If you don’t think that Boy Scouts does not do a good turn or help others without thought of benefit to themselves just read about these boys that wanted to help.

Cub Scouts from Pack 677 in Gurnee, Ill., donated 16 cases of work gloves to the rescue and recovery efforts at the World Trade Center site. When the gloves arrived in New York, many contained a handwritten note of encouragement from the Cub Scouts to the workers.

Scouts across the country rallied at the news of the tragedy on that day. They started efforts to find out what could be done and did it. This is what scouting is all about. Helping others.

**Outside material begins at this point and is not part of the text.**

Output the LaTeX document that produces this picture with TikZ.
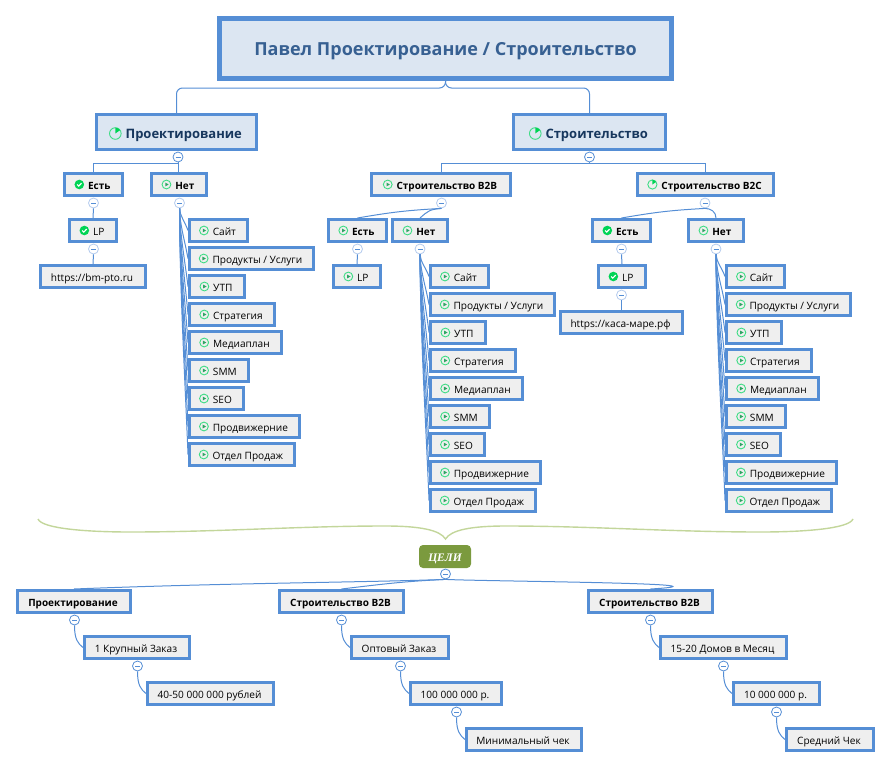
\documentclass[tikz,border=0pt]{standalone}
\usepackage{fontspec}
\setmainfont{Open Sans}
\newfontfamily\celifont{Liberation Serif}
\usetikzlibrary{calc}
\definecolor{bord}{HTML}{558ED5}
\definecolor{pale}{HTML}{DCE6F2}
\definecolor{grey}{HTML}{EFEFEF}
\definecolor{rootink}{HTML}{376092}
\definecolor{secink}{HTML}{17375E}
\definecolor{tick}{HTML}{00D455}
\definecolor{ring}{HTML}{3DDC84}
\definecolor{leaf}{HTML}{C3D69B}
\definecolor{olive}{HTML}{7B9A3E}
\definecolor{soft}{HTML}{B4CBEE}
\newcommand{\play}{\tikz[baseline=-4.5pt]{\draw[ring,line width=.9pt] (0,0) circle (4.4pt); \fill[ring!75!black] (-1.2pt,-1.9pt) -- (-1.2pt,1.9pt) -- (2.2pt,0pt) -- cycle;}\hspace{4pt}}
\newcommand{\done}{\tikz[baseline=-4.5pt]{\fill[tick] (0,0) circle (4.8pt); \draw[white,line width=1.1pt] (-2.2pt,0pt) -- (-.6pt,-1.6pt) -- (2.3pt,1.4pt);}\hspace{4pt}}
\newcommand{\clock}[1]{\tikz[baseline=-4.5pt]{\draw[ring,line width=.9pt] (0,0) circle (#1); \fill[tick] (0pt,0pt) -- (0pt,#1) arc (90:35:#1) -- cycle;}\hspace{4pt}}
\newcommand{\itemlist}[4]{
	\foreach \bw/\txt [count=\n] in {58/Сайт, 124/{Продукты / Услуги}, 55/УТП, 85/Стратегия, 92/Медиаплан, 59/SMM, 54/SEO, 110/Продвижерние, 105/Отдел Продаж} {
		\node[it, minimum width=\bw] (#1\n) at (#2,{#3+28*(\n-1)}) {\play\txt};
		\draw[ln] (#4.south) .. controls ($(#4.south)!.35!(#4.south |- #1\n.west)+(.5,0)$) and ($(#1\n.west)!.3!(#1\n.west |- #4.south)+(-3,-2)$) .. (#1\n.west);
	}
}
\begin{document}
\begin{tikzpicture}[x=1pt,y=-1pt]
	\tikzstyle{top} = [draw=bord, fill=pale, line width=5pt, text=rootink, font=\fontsize{18}{22}\selectfont\bfseries, minimum width=452, minimum height=60, inner sep=0pt, text height=15pt, text depth=0pt]
	\tikzstyle{sec} = [draw=bord, fill=pale, line width=3pt, text=secink, font=\fontsize{13}{15}\selectfont\bfseries, minimum height=35, inner sep=0pt, text height=12pt, text depth=0pt, execute at begin node=\hspace*{-2pt}]
	\tikzstyle{it} = [draw=bord, fill=grey, line width=3pt, font=\fontsize{10.1}{12}\selectfont, minimum height=22, inner sep=0pt, anchor=west, text height=9pt, text depth=0pt, execute at begin node=\hspace*{-2pt}]
	\tikzstyle{bb} = [it, font=\fontsize{10}{12}\selectfont\bfseries]
	\tikzstyle{ln} = [draw=bord, line width=1pt]
	\tikzstyle{tg} = [circle, draw=bord, fill=white, line width=.8pt, minimum size=10, inner sep=0pt, path picture={\draw[bord,line width=.7pt] ($(path picture bounding box.center)+(-2.5,0)$) -- ($(path picture bounding box.center)+(2.5,0)$);}]
	\tikzstyle{tgl} = [tg, draw=soft]
	\useasboundingbox (0,0) rectangle (891,768);

	\node[top] (root) at (445.5,48.5) {Павел Проектирование / Строительство};
	\node[sec, minimum width=160] (pr) at (176.5,132) {\clock{5.8pt}Проектирование};
	\node[sec, minimum width=152] (st) at (589.5,132) {\clock{5.8pt}Строительство};
	\draw[ln, rounded corners=6] (root.south) -- ++(0,7) -| (pr.north);
	\draw[ln, rounded corners=6] (root.south) -- ++(0,7) -| (st.north);

	\node[tg] (mpr) at (178,157) {};
	\node[bb, minimum width=58] (pes) at (63,184.5) {\done Есть};
	\node[bb, minimum width=55] (pno) at (150,184.5) {\play Нет};
	\node[it, minimum width=47] (plp) at (68,230.5) {\done LP};
	\node[it, minimum width=105] (pur) at (39,276.5) {https://bm-pto.ru};
	\node[tgl] (mpes) at (93.5,203) {};
	\node[tgl] (mpno) at (179.5,203) {};
	\node[tgl] (mplp) at (93.5,249) {};
	\draw[ln] (mpr.south) -- ++(0,1) -| (pes.north);
	\draw[ln] (mpr.south) -- (mpr.south |- pno.north);
	\draw[ln] (mpes.south) -- (plp.north);
	\draw[ln] (mplp.south) -- (pur.north);
	\itemlist{pa}{188}{230.5}{mpno}

	\node[tg] (mst) at (589.5,157) {};
	\node[bb, minimum width=139] (bb) at (370,184.5) {\play Строительство B2B};
	\node[bb, minimum width=136] (bc) at (636,184.5) {\clock{4.6pt}Строительство B2C};
	\draw[ln] (mst.south) -- ++(0,1) -| (bb.north);
	\draw[ln] (mst.south) -- ++(0,1) -| (bc.north);

	\node[tgl] (mbb) at (441.5,203) {};
	\node[bb, minimum width=58] (bbes) at (327,230.5) {\play Есть};
	\node[bb, minimum width=55] (bbno) at (391,230.5) {\play Нет};
	\node[it, minimum width=47] (bblp) at (332,276.5) {\play LP};
	\node[tgl] (mbbes) at (357.5,249) {};
	\node[tgl] (mbbno) at (420,249) {};
	\draw[ln] (mbb.south) .. controls +(-35,2) and +(35,-6) .. (bbes.north);
	\draw[ln] (mbb.south) .. controls +(-12,1) and +(8,-7) .. (bbno.north);
	\draw[ln] (mbbes.south) -- (bblp.north);
	\itemlist{pb}{429}{276.5}{mbbno}

	\node[tgl] (mbc) at (705,203) {};
	\node[bb, minimum width=58] (bces) at (591,230.5) {\done Есть};
	\node[bb, minimum width=55] (bcno) at (687,230.5) {\play Нет};
	\node[it, minimum width=47] (bclp) at (597,276.5) {\done LP};
	\node[it, minimum width=122] (bcur) at (559,322.5) {https://каса-маре.рф};
	\node[tgl] (mbces) at (621.5,249) {};
	\node[tgl] (mbcno) at (716,249) {};
	\node[tgl] (mbclp) at (621.5,295) {};
	\draw[ln] (mbc.south) .. controls +(-35,2) and +(35,-6) .. (bces.north);
	\draw[ln] (mbc.south) .. controls +(6,0) and +(0,-6) .. (bcno.north);
	\draw[ln] (mbces.south) -- (bclp.north);
	\draw[ln] (mbclp.south) -- (bcur.north);
	\itemlist{pc}{725}{276.5}{mbcno}

	\draw[leaf, line width=1.4pt] (38,519) .. controls (42,529) and (90,532) .. (130,532) .. controls (220,532) and (300,526) .. (385,526) .. controls (420,526) and (440,530) .. (445.5,539) .. controls (451,530) and (471,526) .. (506,526) .. controls (591,526) and (671,532) .. (761,532) .. controls (801,532) and (849,529) .. (853,519);

	\node[draw=none, fill=olive, rounded corners=4, text=white, font=\fontsize{11.5}{13}\celifont\bfseries\itshape, minimum width=52, minimum height=23, inner sep=0pt, text height=9pt, text depth=0pt] (goal) at (445,556.5) {ЦЕЛИ};
	\node[tg] (mgo) at (445.5,574) {};
	\node[bb, minimum width=113] (gpr) at (16,601.5) {Проектирование};
	\node[bb, minimum width=124] (gbb) at (278,601.5) {Строительство B2B};
	\node[bb, minimum width=124] (gbc) at (587,601.5) {Строительство B2B};
	\draw[ln] (mgo.south) .. controls +(-80,3) and +(150,-6) .. (gpr.north);
	\draw[ln] (mgo.south) .. controls +(-40,2) and +(50,-6) .. (gbb.north);
	\draw[ln] (mgo.south) .. controls +(40,2) and +(100,-6) .. (gbc.north);

	\node[tg] (ma) at (74.5,620) {};
	\node[it, minimum width=105] (a1) at (83,647.5) {1 Крупный Заказ};
	\node[tg] (ma1) at (137.5,666) {};
	\node[it, minimum width=126] (a2) at (146,693.5) {40-50 000 000 рублей};
	\draw[ln] (ma.south) .. controls +(0,14) and +(-5,-4) .. (a1.west);
	\draw[ln] (ma1.south) .. controls +(0,14) and +(-5,-4) .. (a2.west);

	\node[tg] (mb) at (341.5,620) {};
	\node[it, minimum width=97] (b1) at (350,647.5) {Оптовый Заказ};
	\node[tg] (mb1) at (400.5,666) {};
	\node[it, minimum width=91] (b2) at (409,693.5) {100 000 000 р.};
	\node[tg] (mb2) at (456.5,712) {};
	\node[it, minimum width=115] (b3) at (465,739.5) {Минимальный чек};
	\draw[ln] (mb.south) .. controls +(0,14) and +(-5,-4) .. (b1.west);
	\draw[ln] (mb1.south) .. controls +(0,14) and +(-5,-4) .. (b2.west);
	\draw[ln] (mb2.south) .. controls +(0,14) and +(-5,-4) .. (b3.west);

	\node[tg] (mc) at (650.5,620) {};
	\node[it, minimum width=126] (c1) at (659,647.5) {15-20 Домов в Месяц};
	\node[tg] (mc1) at (723.5,666) {};
	\node[it, minimum width=86] (c2) at (732,693.5) {10 000 000 р.};
	\node[tg] (mc2) at (776.5,712) {};
	\node[it, minimum width=87] (c3) at (785,739.5) {Средний Чек};
	\draw[ln] (mc.south) .. controls +(0,14) and +(-5,-4) .. (c1.west);
	\draw[ln] (mc1.south) .. controls +(0,14) and +(-5,-4) .. (c2.west);
	\draw[ln] (mc2.south) .. controls +(0,14) and +(-5,-4) .. (c3.west);
\end{tikzpicture}
\end{document}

It is so much a part of what Lord Badin Powell wanted when he founded scouts that the scout slogan is Do A Good Turn Daily. The Boy Scouts have another saying that emphasizes the fact that a part of being a scout is to help others, the scout motto is Be Prepared.

This goes hand in hand with some of the things scouts learn. First aid, emergency preparedness, safety and life saving are just a few of the areas that scouts learn about being prepared to be able to help others in times of need.

Some of the best times I can remember growing up were in Boy Scouts. I had so much fun and learned so many different things. I know now some of the things that I learned but at the time I was just having fun.

There are the things that I have the badges for, of course, but then there are the other things that I find myself telling my boys about. And I find myself seeing that, they too are learning some of the same things I did.

Boy Scouts of America is not just some organization that goes camping, marches in parades or wears silly looking uniforms. They are a proud tradition that can help boys grow up to be men.

The Boy Scouts of America has as its objectives developing character, citizenship, and personal fitness in boys. This is a part of the program and is the main things that boys learn whether they now it or not.